§ **GIVEN TASK**
Leave out the pictures and retype only the lines from the opening line to the line that holds "const c14RightTicks = [200,150,100,50,0,-50,-100];", both ends included.

§ **MATERIAL PROVIDED**
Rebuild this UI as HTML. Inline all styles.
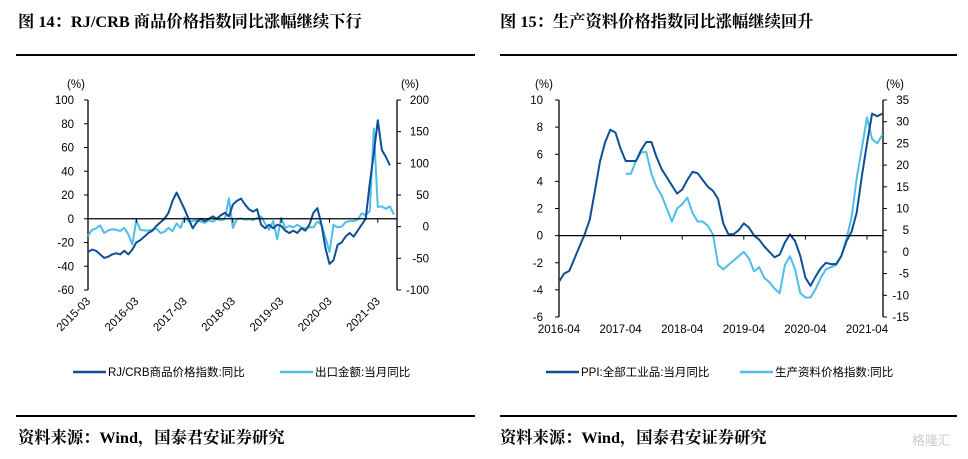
<!DOCTYPE html>
<html><head><meta charset="utf-8">
<style>
body{margin:0;width:968px;height:459px;background:#fff;overflow:hidden;position:relative;font-family:"Liberation Sans","Noto Sans CJK SC",sans-serif}
.t{position:absolute;font-family:"Liberation Serif","Noto Serif CJK SC",serif;font-weight:bold;font-size:16.3px;color:#000;white-space:nowrap}
.rule{position:absolute;height:1.5px;background:#000}
svg{position:absolute;left:0;top:0}
</style></head><body>
<div class="t" style="left:18px;top:8px">图 14：RJ/CRB 商品价格指数同比涨幅继续下行</div>
<div class="t" style="left:500px;top:8px">图 15：生产资料价格指数同比涨幅继续回升</div>
<div class="rule" style="left:16px;top:54px;width:459px"></div>
<div class="rule" style="left:500px;top:54px;width:457px"></div>
<div class="rule" style="left:16px;top:415px;width:459px"></div>
<div class="rule" style="left:500px;top:415px;width:457px"></div>
<div class="t" style="left:18px;top:424px">资料来源：Wind，国泰君安证券研究</div>
<div class="t" style="left:500px;top:424px">资料来源：Wind，国泰君安证券研究</div>
<div style="position:absolute;left:912px;top:430px;font-size:13px;color:#ccc">格隆汇</div>
<svg id="s" width="968" height="459"></svg>
<script>
// Chart 14 data (monthly from 2015-03)
const c14Start = [2015, 3];
const crbYoY = [-28,-26,-27,-30,-33,-32,-30,-29,-30,-27,
 -30,-26,-20,-18,-15,-12,-10,-6,-3,0,5,15,
 22,15,8,0,-8,-3,0,-2,0,2,0,3,
 5,2,12,15,17,12,8,6,8,-5,-8,-5,
 -8,-5,-6,-10,-12,-10,-12,-8,-10,-5,5,9,
 -5,-25,-38,-35,-22,-20,-15,-12,-15,-10,-5,0,
 30,55,83,58,52,45];
const exportYoY = [-15,-5,-3,2,-10,-6,-4,-5,-7,-2,
 -12,-28,10,-5,-6,-6,-5,-3,-10,-8,-2,-7,
 5,-2,15,8,9,10,8,6,10,8,12,10,
 12,45,-2,12,13,11,12,10,14,16,5,-5,
 9,-20,14,-2,1,-1,3,-1,-3,-1,-1,8,
 3,-17,-40,3,-1,0,7,9,9,11,21,18,
 25,155,31,32,28,32,19];
const c14XTicks = ['2015-03','2016-03','2017-03','2018-03','2019-03','2020-03','2021-03'];
const c14LeftTicks = [100,80,60,40,20,0,-20,-40,-60];
const c14RightTicks = [200,150,100,50,0,-50,-100];

// Chart 15 data (monthly from 2016-04)
const ppiYoY = [-3.4,-2.8,-2.6,-1.7,-0.8,0.1,1.2,3.3,5.5,6.9,7.8,7.6,
 6.4,5.5,5.5,5.5,6.3,6.9,6.9,5.8,4.9,4.3,3.7,3.1,
 3.4,4.1,4.7,4.6,4.1,3.6,3.3,2.7,0.9,0.1,0.1,0.4,
 0.9,0.6,0,-0.3,-0.8,-1.2,-1.6,-1.4,-0.5,0.1,-0.4,-1.5,
 -3.1,-3.7,-3.0,-2.4,-2.0,-2.1,-2.1,-1.5,-0.4,0.3,1.7,4.4,
 6.8,9.0,8.8,9.0];
const prodStartOffset = 13; // months after 2016-04 (2017-05)
const prodYoY = [18,18,21,23,23,18,15,13,
 10,7,10,11,12.5,9,7,7,6,4,-3,-4,
 -3,-2,-1,0,-1.5,-4.5,-3.5,-6,-7,-8.5,-9.5,-3,
 -1,-4,-9.5,-10.5,-10.5,-8.5,-6,-4,-3.5,-3,-1,3,
 8,17,24,31,26,25,27];
const c15XTicks = ['2016-04','2017-04','2018-04','2019-04','2020-04','2021-04'];
const c15LeftTicks = [10,8,6,4,2,0,-2,-4,-6];
const c15RightTicks = [35,30,25,20,15,10,5,0,-5,-10,-15];

const NS='http://www.w3.org/2000/svg';
const svg=document.getElementById('s');
function mk(tag,attrs,parent){const e=document.createElementNS(NS,tag);for(const k in attrs)e.setAttribute(k,attrs[k]);(parent||svg).appendChild(e);return e;}
function lin(d0,d1,r0,r1){return v=>r0+(v-d0)*(r1-r0)/(d1-d0);}
const DARK='#0d4f96', LIGHT='#4fbde9';

function axisText(x,y,txt,anchor,name,rot){
  const t=mk('text',{x:x,y:y,'font-size':'11.5','text-anchor':anchor,fill:'#000','font-family':'Liberation Sans, sans-serif'});
  if(rot)t.setAttribute('transform',rot);
  t.textContent=txt;
  
  
  return t;
}
function line(vals,xf,yf,color,name,off){
  let d='';vals.forEach((v,i)=>{d+=(i?'L':'M')+xf(i+(off||0)).toFixed(1)+','+yf(v).toFixed(1);});
  const p=mk('path',{d:d,fill:'none',stroke:color,'stroke-width':2,'stroke-linejoin':'round'});
  
  
}

// ---------- Chart 14 ----------
(function(){
  const L=88,R=397,T=100,B=290;
  const yl=lin(100,-60,T,B), yr=lin(200,-100,T,B);
  const xm=lin(0,12,L,L+48.3);
  const g=mk('line',{x1:L,y1:T,x2:L,y2:B,stroke:'#000','stroke-width':1.3});
  
  const g2=mk('line',{x1:R,y1:T,x2:R,y2:B,stroke:'#000','stroke-width':1.3});
  
  c14LeftTicks.forEach(v=>{mk('line',{x1:L-4,y1:yl(v),x2:L,y2:yl(v),stroke:'#000'});axisText(L-14,yl(v)+4,String(v),'end','c14-left-tick');});
  c14RightTicks.forEach(v=>{mk('line',{x1:R,y1:yr(v),x2:R+4,y2:yr(v),stroke:'#000'});axisText(R+32,yr(v)+4,String(v),'end','c14-right-tick');});
  axisText(L-12,T-12,'(%)','middle','c14-left-unit');
  axisText(R+13,T-12,'(%)','middle','c14-right-unit');
  line(exportYoY,xm,yr,LIGHT,'c14-export-line');
  line(crbYoY,xm,yl,DARK,'c14-crb-line');
  const z=mk('line',{x1:L,y1:yl(0),x2:R,y2:yl(0),stroke:'#000','stroke-width':1.3});
  
  c14XTicks.forEach((s,i)=>{const x=xm(i*12);mk('line',{x1:x,y1:yl(0),x2:x,y2:yl(0)+4,stroke:'#000'});
    axisText(x+3,B+12,s,'end','c14-x-tick','rotate(-45 '+(x+3)+' '+(B+12)+')');});
})();

// ---------- Chart 15 ----------
(function(){
  const L=559,R=883,T=100,B=317;
  const yl=lin(10,-6,T,B), yr=lin(35,-15,T,B);
  const xm=lin(0,12,L,L+61.6);
  const g=mk('line',{x1:L,y1:T,x2:L,y2:B,stroke:'#000','stroke-width':1.3});
  
  const g2=mk('line',{x1:R,y1:T,x2:R,y2:B,stroke:'#000','stroke-width':1.3});
  
  c15LeftTicks.forEach(v=>{mk('line',{x1:L-4,y1:yl(v),x2:L,y2:yl(v),stroke:'#000'});axisText(L-16,yl(v)+4,String(v),'end','c15-left-tick');});
  c15RightTicks.forEach(v=>{mk('line',{x1:R,y1:yr(v),x2:R+4,y2:yr(v),stroke:'#000'});axisText(R+26,yr(v)+4,String(v),'end','c15-right-tick');});
  axisText(L-15,T-12,'(%)','middle','c15-left-unit');
  axisText(R+12,T-12,'(%)','middle','c15-right-unit');
  line(prodYoY,xm,yr,LIGHT,'c15-prod-line',prodStartOffset);
  line(ppiYoY,xm,yl,DARK,'c15-ppi-line');
  const z=mk('line',{x1:L,y1:yl(0),x2:R,y2:yl(0),stroke:'#000','stroke-width':1.3});
  
  c15XTicks.forEach((s,i)=>{const x=xm(i*12);mk('line',{x1:x,y1:yl(0),x2:x,y2:yl(0)+4,stroke:'#000'});
    axisText(x,B+16,s,'middle','c15-x-tick');});
})();

// legends
function legend(x,y,color,txt,name){
  const l=mk('line',{x1:x,y1:y,x2:x+33,y2:y,stroke:color,'stroke-width':2.5});
  
  const t=mk('text',{x:x+35,y:y+4,'font-size':'11.5',fill:'#000','font-family':'Liberation Sans, Noto Sans CJK SC, sans-serif'});
  t.textContent=txt;
  
  
}
legend(73,372,DARK,'RJ/CRB商品价格指数:同比','legend-crb');
legend(280,372,LIGHT,'出口金额:当月同比','legend-export');
legend(546,372,DARK,'PPI:全部工业品:当月同比','legend-ppi');
legend(740,372,LIGHT,'生产资料价格指数:同比','legend-prod');
</script>
</body></html>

§ **OUTPUT BELOW**
Rebuild this UI as HTML. Inline all styles.
<!DOCTYPE html>
<html><head><meta charset="utf-8">
<style>
body{margin:0;width:968px;height:459px;background:#fff;overflow:hidden;position:relative;font-family:"Liberation Sans","Noto Sans CJK SC",sans-serif}
.t{position:absolute;font-family:"Liberation Serif","Noto Serif CJK SC",serif;font-weight:bold;font-size:16.3px;color:#000;white-space:nowrap}
.rule{position:absolute;height:1.5px;background:#000}
svg{position:absolute;left:0;top:0}
</style></head><body>
<div class="t" style="left:18px;top:8px">图 14：RJ/CRB 商品价格指数同比涨幅继续下行</div>
<div class="t" style="left:500px;top:8px">图 15：生产资料价格指数同比涨幅继续回升</div>
<div class="rule" style="left:16px;top:54px;width:459px"></div>
<div class="rule" style="left:500px;top:54px;width:457px"></div>
<div class="rule" style="left:16px;top:415px;width:459px"></div>
<div class="rule" style="left:500px;top:415px;width:457px"></div>
<div class="t" style="left:18px;top:424px">资料来源：Wind，国泰君安证券研究</div>
<div class="t" style="left:500px;top:424px">资料来源：Wind，国泰君安证券研究</div>
<div style="position:absolute;left:912px;top:430px;font-size:13px;color:#ccc">格隆汇</div>
<svg id="s" width="968" height="459"></svg>
<script>
// Chart 14 data (monthly from 2015-03)
const c14Start = [2015, 3];
const crbYoY = [-28,-26,-27,-30,-33,-32,-30,-29,-30,-27,
 -30,-26,-20,-18,-15,-12,-10,-6,-3,0,5,15,
 22,15,8,0,-8,-3,0,-2,0,2,0,3,
 5,2,12,15,17,12,8,6,8,-5,-8,-5,
 -8,-5,-6,-10,-12,-10,-12,-8,-10,-5,5,9,
 -5,-25,-38,-35,-22,-20,-15,-12,-15,-10,-5,0,
 30,55,83,58,52,45];
const exportYoY = [-15,-5,-3,2,-10,-6,-4,-5,-7,-2,
 -12,-28,10,-5,-6,-6,-5,-3,-10,-8,-2,-7,
 5,-2,15,8,9,10,8,6,10,8,12,10,
 12,45,-2,12,13,11,12,10,14,16,5,-5,
 9,-20,14,-2,1,-1,3,-1,-3,-1,-1,8,
 3,-17,-40,3,-1,0,7,9,9,11,21,18,
 25,155,31,32,28,32,19];
const c14XTicks = ['2015-03','2016-03','2017-03','2018-03','2019-03','2020-03','2021-03'];
const c14LeftTicks = [100,80,60,40,20,0,-20,-40,-60];
const c14RightTicks = [200,150,100,50,0,-50,-100];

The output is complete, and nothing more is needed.